> **What is needed**: Include the line containing "const absTopRate = [0.68, 0.53];" and all lines before it, repeated exactly from the listing below, without pictures.

> **Stored data**:
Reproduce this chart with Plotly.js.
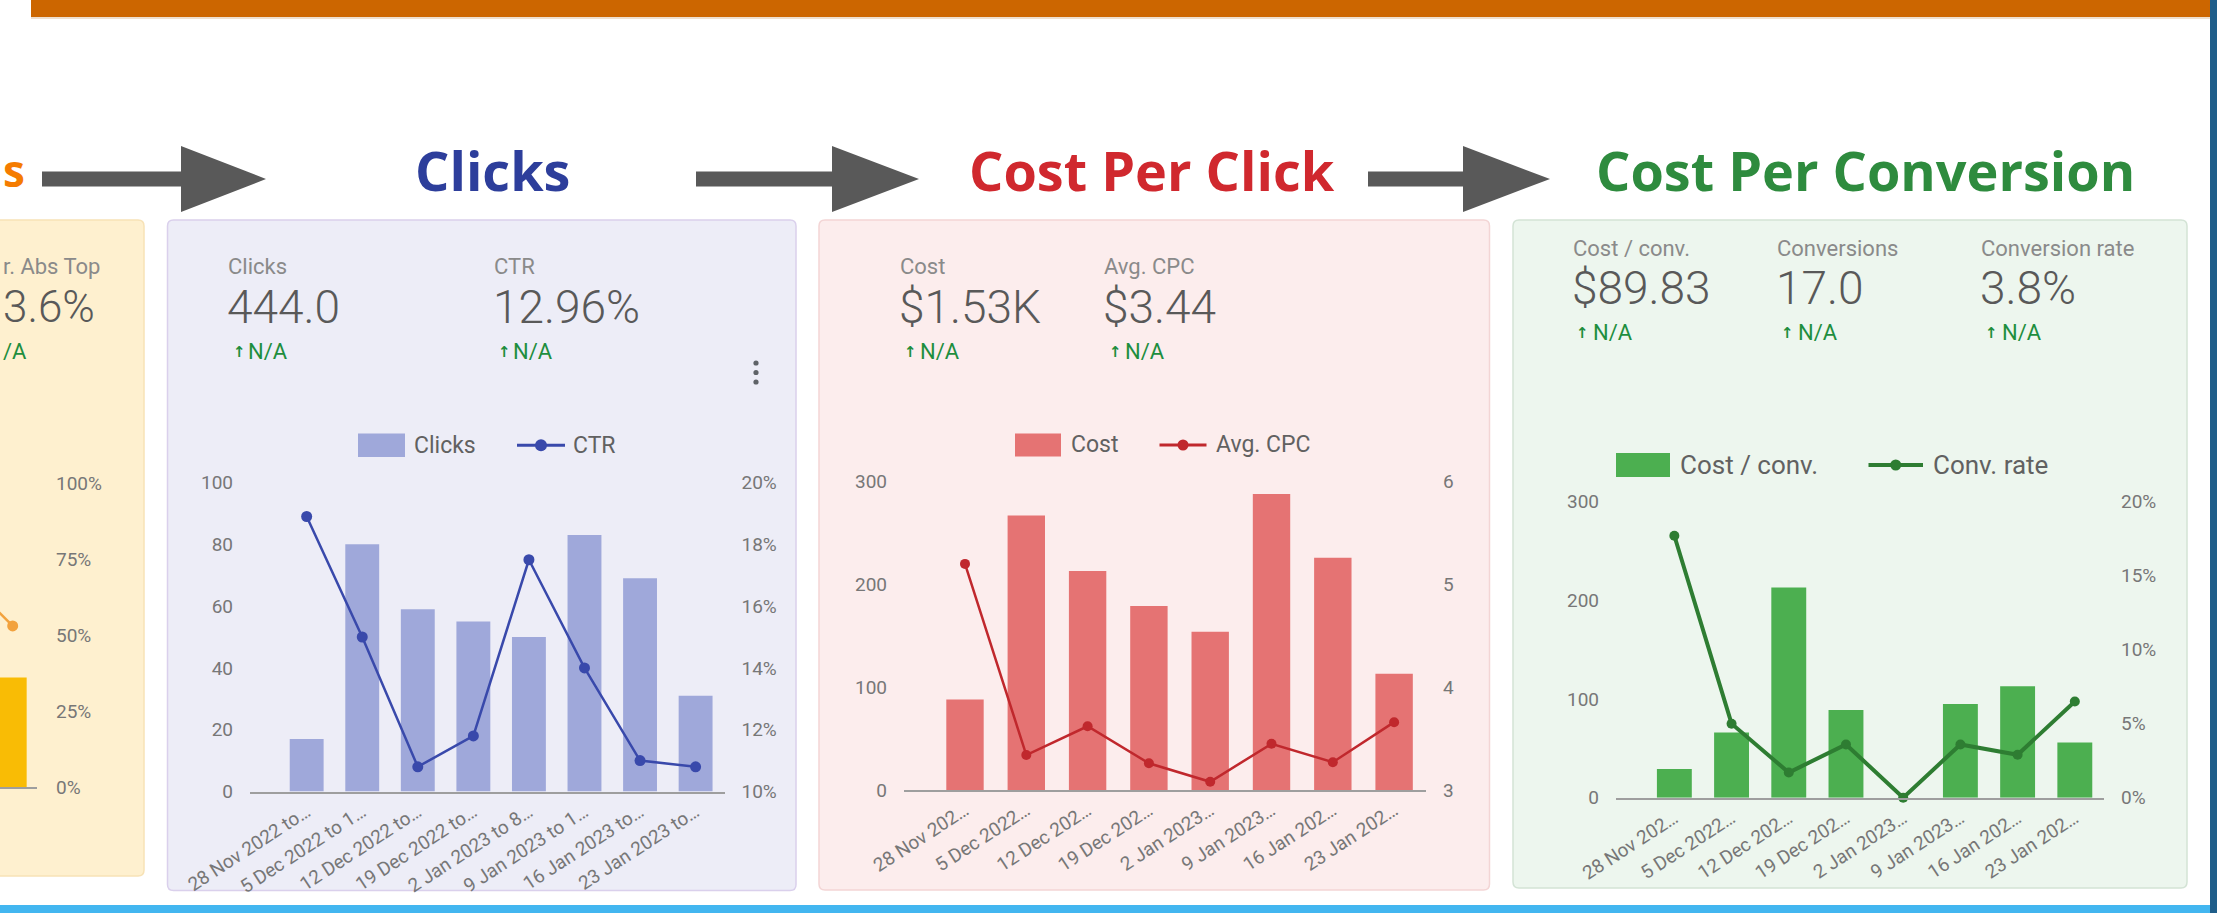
<!DOCTYPE html>
<html>
<head>
<meta charset="utf-8">
<script src="https://cdn.plot.ly/plotly-3.0.1.min.js"></script>
<style>
html,body{margin:0;padding:0;background:#ffffff;overflow:hidden;}
#chart{width:2217px;height:913px;}
</style>
</head>
<body>
<div id="chart"></div>
<script>
// ---------------- DATA ----------------
const weekLabels = ["28 Nov 2022 to…", "5 Dec 2022 to 1…", "12 Dec 2022 to…", "19 Dec 2022 to…",
                    "2 Jan 2023 to 8…", "9 Jan 2023 to 1…", "16 Jan 2023 to…", "23 Jan 2023 to…"];
const weekLabelsShort = ["28 Nov 202…", "5 Dec 2022…", "12 Dec 202…", "19 Dec 202…",
                         "2 Jan 2023…", "9 Jan 2023…", "16 Jan 202…", "23 Jan 202…"];
const clicks = [17, 80, 59, 55, 50, 83, 69, 31];
const ctr = [0.189, 0.150, 0.108, 0.118, 0.175, 0.140, 0.110, 0.108];
const cost = [88, 267, 213, 179, 154, 288, 226, 113];
const avgCpc = [5.20, 3.34, 3.62, 3.26, 3.08, 3.45, 3.27, 3.66];
const costPerConv = [29, 66, 213, 89, null, 95, 113, 56];
const convRate = [0.177, 0.050, 0.017, 0.036, 0.0, 0.036, 0.029, 0.065];
// partially visible panel on the far left (only its last weeks are in view)
const absTopWeeks = ["16 Jan 2023 to…", "23 Jan 2023 to…"];
const absTopBars = [null, 0.36];
const absTopRate = [0.68, 0.53];

// section titles (the first one is only partly in view in the reference)
const sectionTitles = ["s", "Clicks", "Cost Per Click", "Cost Per Conversion"];
// scorecards
const clicksKpiLabels = ["Clicks", "CTR"];
const clicksKpiValues = ["444.0", "12.96%"];
const cpcKpiLabels = ["Cost", "Avg. CPC"];
const cpcKpiValues = ["$1.53K", "$3.44"];
const convKpiLabels = ["Cost / conv.", "Conversions", "Conversion rate"];
const convKpiValues = ["$89.83", "17.0", "3.8%"];
const absTopKpiLabels = ["r. Abs Top"];
const absTopKpiValues = ["3.6%"];
const absTopDelta = "/A";
const deltaText = "N/A";
// legend names
const clicksSeries = ["Clicks", "CTR"];
const cpcSeries = ["Cost", "Avg. CPC"];
const convSeries = ["Cost / conv.", "Conv. rate"];

// ---------------- HELPERS ----------------
const W = 2217, H = 913;
const X = px => px / W;
const Y = py => 1 - py / H;
const ROBOTO = "Roboto, 'Noto Sans', sans-serif";
const OPEN = "'Open Sans', sans-serif";
const LBL = "#8a8a8a", NUM = "#595959", GREEN = "#1e8e3e", TICK = "#777777", AXC = "#9e9e9e", LEG = "#616161";

function ann(text, x, y, size, color, xanchor, family, weight) {
  return {text: text, x: X(x), y: Y(y), xref: "paper", yref: "paper",
          xanchor: xanchor || "left", yanchor: "middle", showarrow: false,
          font: {family: family || ROBOTO, size: size, color: color, weight: weight || 400}};
}
function rect(x0, y0, x1, y1, fill, layer) {
  return {type: "rect", xref: "paper", yref: "paper", x0: X(x0), x1: X(x1), y0: Y(y1), y1: Y(y0),
          fillcolor: fill, line: {width: 0}, layer: layer || "below"};
}
function rrect(x0, y0, x1, y1, r, fill, border) {
  const rx = r / W, ry = r / H;
  const L = X(x0), R = X(x1), T = Y(y0), B = Y(y1);
  const d = `M${L + rx},${T} L${R - rx},${T} Q${R},${T} ${R},${T - ry} L${R},${B + ry} Q${R},${B} ${R - rx},${B} ` +
            `L${L + rx},${B} Q${L},${B} ${L},${B + ry} L${L},${T - ry} Q${L},${T} ${L + rx},${T} Z`;
  return {type: "path", xref: "paper", yref: "paper", path: d, fillcolor: fill,
          line: {color: border, width: 1.5}, layer: "below"};
}
function arrowShape(x0, xb, xt, yc, sh, hh, color) {
  const pts = [[x0, yc - sh], [xb, yc - sh], [xb, yc - hh], [xt, yc], [xb, yc + hh], [xb, yc + sh], [x0, yc + sh]];
  const d = "M" + pts.map(p => X(p[0]) + "," + Y(p[1])).join(" L") + " Z";
  return {type: "path", xref: "paper", yref: "paper", path: d, fillcolor: color, line: {width: 0}, layer: "above"};
}
function circ(cx, cy, r, color) {
  return {type: "circle", xref: "paper", yref: "paper", x0: X(cx - r), x1: X(cx + r), y0: Y(cy + r), y1: Y(cy - r),
          fillcolor: color, line: {width: 0}, layer: "above"};
}
function hline(x0, x1, y, color, w) {
  return {type: "line", xref: "paper", yref: "paper", x0: X(x0), x1: X(x1), y0: Y(y), y1: Y(y),
          line: {color: color, width: w}, layer: "above"};
}

// ---------------- TRACES ----------------
const traces = [
  {type: "bar", x: absTopWeeks, y: absTopBars, xaxis: "x", yaxis: "y", width: 0.61,
   marker: {color: "#F9BC05"}, hoverinfo: "skip"},
  {type: "scatter", mode: "lines+markers", x: absTopWeeks, y: absTopRate, xaxis: "x", yaxis: "y",
   line: {color: "#F2A23E", width: 2.5}, marker: {color: "#F2A23E", size: 11}, cliponaxis: false},

  {type: "bar", name: clicksSeries[0], x: weekLabels, y: clicks, xaxis: "x2", yaxis: "y2", width: 0.61,
   marker: {color: "#9FA8DA"}},
  {type: "scatter", name: clicksSeries[1], mode: "lines+markers", x: weekLabels, y: ctr, xaxis: "x2", yaxis: "y3",
   line: {color: "#3949AB", width: 2.5}, marker: {color: "#3949AB", size: 11}, cliponaxis: false},

  {type: "bar", name: cpcSeries[0], x: weekLabelsShort, y: cost, xaxis: "x3", yaxis: "y4", width: 0.61,
   marker: {color: "#E57373"}},
  {type: "scatter", name: cpcSeries[1], mode: "lines+markers", x: weekLabelsShort, y: avgCpc, xaxis: "x3", yaxis: "y5",
   line: {color: "#C0282D", width: 2.5}, marker: {color: "#C0282D", size: 10}, cliponaxis: false},

  {type: "bar", name: convSeries[0], x: weekLabelsShort, y: costPerConv, xaxis: "x4", yaxis: "y6", width: 0.61,
   marker: {color: "#4CAF50"}},
  {type: "scatter", name: convSeries[1], mode: "lines+markers", x: weekLabelsShort, y: convRate, xaxis: "x4", yaxis: "y7",
   line: {color: "#2E7D32", width: 4}, marker: {color: "#2E7D32", size: 10}, cliponaxis: false}
];

// ---------------- AXES ----------------
const tickFont = {family: ROBOTO, size: 19, color: TICK};
function xAxis(domain, anchor, range, showLabels) {
  return {domain: [X(domain[0]), X(domain[1])], anchor: anchor, type: "category", range: range,
          showgrid: false, zeroline: false, showline: true, linecolor: AXC, linewidth: 2,
          ticks: "", showticklabels: showLabels, tickangle: -33, tickfont: tickFont, fixedrange: true};
}
function yAxis(top, bottom, anchor, range, dtick, extra) {
  const a = {domain: [Y(bottom), Y(top)], anchor: anchor, range: range, dtick: dtick, tick0: range[0],
             showgrid: false, zeroline: false, showline: false, ticks: "", tickfont: tickFont,
             ticklabelstandoff: 16, fixedrange: true};
  return Object.assign(a, extra || {});
}

const layout = {
  width: W, height: H, margin: {l: 0, r: 0, t: 0, b: 0},
  paper_bgcolor: "#ffffff", plot_bgcolor: "rgba(0,0,0,0)", showlegend: false,
  font: {family: ROBOTO},
  bargap: 0.39,

  xaxis: xAxis([0, 37], "y", [0.724, 1.53], false),
  yaxis: yAxis(483, 787, "x", [0, 1], 0.25, {side: "right", tickformat: ".0%", ticklabelstandoff: 18}),

  xaxis2: xAxis([250, 724.5], "y2", [-1.02, 7.52], true),
  yaxis2: yAxis(482.5, 791.5, "x2", [0, 100], 20),
  yaxis3: yAxis(482.5, 791.5, "x2", [0.10, 0.20], 0.02, {overlaying: "y2", side: "right", tickformat: ".0%"}),

  xaxis3: xAxis([904, 1426], "y4", [-0.995, 7.52], true),
  yaxis4: yAxis(481.7, 790, "x3", [0, 300], 100),
  yaxis5: yAxis(481.7, 790, "x3", [3, 6], 1, {overlaying: "y4", side: "right"}),

  xaxis4: xAxis([1616, 2104], "y6", [-1.02, 7.51], true),
  yaxis6: yAxis(501.7, 797.7, "x4", [0, 300], 100),
  yaxis7: yAxis(501.7, 797.7, "x4", [0, 0.20], 0.05, {overlaying: "y6", side: "right", tickformat: ".0%"}),

  shapes: [],
  annotations: []
};

// ---------------- DECORATION ----------------
const S = layout.shapes, A = layout.annotations;
// frame strips
S.push(rect(31, 0, 2210, 17, "#CC6600", "above"));
S.push(rect(31, 17, 2210, 19, "#EEDFCF", "below"));
S.push(rect(0, 905, 2217, 913, "#42B6F0", "above"));
S.push(rect(2210, 0, 2217, 913, "#1F5E8A", "above"));
// panels
S.push(rrect(-20, 220, 144, 876, 6, "#FEF0CF", "#F7E2B6"));
S.push(rrect(167.5, 220, 796, 890.5, 6, "#EDEDF7", "#DAD0EC"));
S.push(rrect(819, 220, 1489.5, 890, 6, "#FCEDED", "#F3D5D5"));
S.push(rrect(1513, 220, 2187, 888, 6, "#EDF6EE", "#D3E3D5"));
// arrows
S.push(arrowShape(42, 181, 266, 179, 7.5, 33, "#595959"));
S.push(arrowShape(696, 832, 919, 179, 7.5, 33, "#595959"));
S.push(arrowShape(1368, 1463, 1550, 179, 7.5, 33, "#595959"));
// section titles
A.push(ann(sectionTitles[0], 1, 170, 44, "#F57C00", "left", OPEN, 700));
A.push(ann(sectionTitles[1], 492, 170, 54, "#2D3E9B", "center", OPEN, 700));
A.push(ann(sectionTitles[2], 1152, 170, 54, "#D0282E", "center", OPEN, 700));
A.push(ann(sectionTitles[3], 1865, 170, 54, "#2E8B3E", "center", OPEN, 700));

// scorecards
function kpi(label, value, x, yL, yV, align) {
  A.push(ann(label, x, yL, 22, LBL, align));
  A.push(ann(value, x - 1, yV, 46, NUM, align, ROBOTO, 300));
}
function delta(xArrow, xText, y) {
  A.push(ann("↑", xArrow, y + 1, 15, GREEN, "left", "'DejaVu Sans', sans-serif", 700));
  A.push(ann(deltaText, xText, y, 22, GREEN));
}
// far-left partial panel (only its right part is in view)
A.push(ann(absTopKpiLabels[0], 1, 267, 22, LBL, "left"));
A.push(ann(absTopKpiValues[0], 1, 307, 44, NUM, "left", ROBOTO, 300));
A.push(ann(absTopDelta, 1, 351, 22, GREEN, "left"));
// Clicks panel
kpi(clicksKpiLabels[0], clicksKpiValues[0], 226, 267, 307);
kpi(clicksKpiLabels[1], clicksKpiValues[1], 492, 267, 307);
delta(231, 246, 351); delta(496, 511, 351);
S.push(circ(756, 363, 2.6, "#5f6368"), circ(756, 372.5, 2.6, "#5f6368"), circ(756, 382, 2.6, "#5f6368"));
// CPC panel
kpi(cpcKpiLabels[0], cpcKpiValues[0], 898, 267, 307);
kpi(cpcKpiLabels[1], cpcKpiValues[1], 1102, 267, 307);
delta(902, 918, 351); delta(1107, 1123, 351);
// Conversion panel
kpi(convKpiLabels[0], convKpiValues[0], 1571, 248.5, 288);
kpi(convKpiLabels[1], convKpiValues[1], 1775, 248.5, 288);
kpi(convKpiLabels[2], convKpiValues[2], 1979, 248.5, 288);
delta(1574, 1591, 332); delta(1779, 1796, 332); delta(1983, 2000, 332);

// custom legends
function legend(boxX0, boxX1, boxY0, boxY1, barColor, name1, t1x, lx0, lx1, lineColor, lw, mr, name2, t2x, size) {
  const cy = (boxY0 + boxY1) / 2;
  S.push(rect(boxX0, boxY0, boxX1, boxY1, barColor, "above"));
  S.push(hline(lx0, lx1, cy, lineColor, lw));
  S.push(circ((lx0 + lx1) / 2, cy, mr, lineColor));
  A.push(ann(name1, t1x, cy, size, LEG));
  A.push(ann(name2, t2x, cy, size, LEG));
}
legend(358, 405, 433.5, 457, "#9FA8DA", clicksSeries[0], 412, 517, 565, "#3949AB", 3, 6, clicksSeries[1], 571, 23);
legend(1015, 1061, 433.5, 456.5, "#E57373", cpcSeries[0], 1069, 1159.5, 1206.5, "#C0282D", 3, 5.5, cpcSeries[1], 1214, 23);
legend(1616, 1670, 453, 477, "#4CAF50", convSeries[0], 1678, 1868.5, 1923, "#2E7D32", 4, 5.5, convSeries[1], 1931, 26);

Plotly.newPlot("chart", traces, layout, {staticPlot: true, displayModeBar: false});
</script>
</body>
</html>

> **Answer**:
Reproduce this chart with Plotly.js.
<!DOCTYPE html>
<html>
<head>
<meta charset="utf-8">
<script src="https://cdn.plot.ly/plotly-3.0.1.min.js"></script>
<style>
html,body{margin:0;padding:0;background:#ffffff;overflow:hidden;}
#chart{width:2217px;height:913px;}
</style>
</head>
<body>
<div id="chart"></div>
<script>
// ---------------- DATA ----------------
const weekLabels = ["28 Nov 2022 to…", "5 Dec 2022 to 1…", "12 Dec 2022 to…", "19 Dec 2022 to…",
                    "2 Jan 2023 to 8…", "9 Jan 2023 to 1…", "16 Jan 2023 to…", "23 Jan 2023 to…"];
const weekLabelsShort = ["28 Nov 202…", "5 Dec 2022…", "12 Dec 202…", "19 Dec 202…",
                         "2 Jan 2023…", "9 Jan 2023…", "16 Jan 202…", "23 Jan 202…"];
const clicks = [17, 80, 59, 55, 50, 83, 69, 31];
const ctr = [0.189, 0.150, 0.108, 0.118, 0.175, 0.140, 0.110, 0.108];
const cost = [88, 267, 213, 179, 154, 288, 226, 113];
const avgCpc = [5.20, 3.34, 3.62, 3.26, 3.08, 3.45, 3.27, 3.66];
const costPerConv = [29, 66, 213, 89, null, 95, 113, 56];
const convRate = [0.177, 0.050, 0.017, 0.036, 0.0, 0.036, 0.029, 0.065];
// partially visible panel on the far left (only its last weeks are in view)
const absTopWeeks = ["16 Jan 2023 to…", "23 Jan 2023 to…"];
const absTopBars = [null, 0.36];
const absTopRate = [0.68, 0.53];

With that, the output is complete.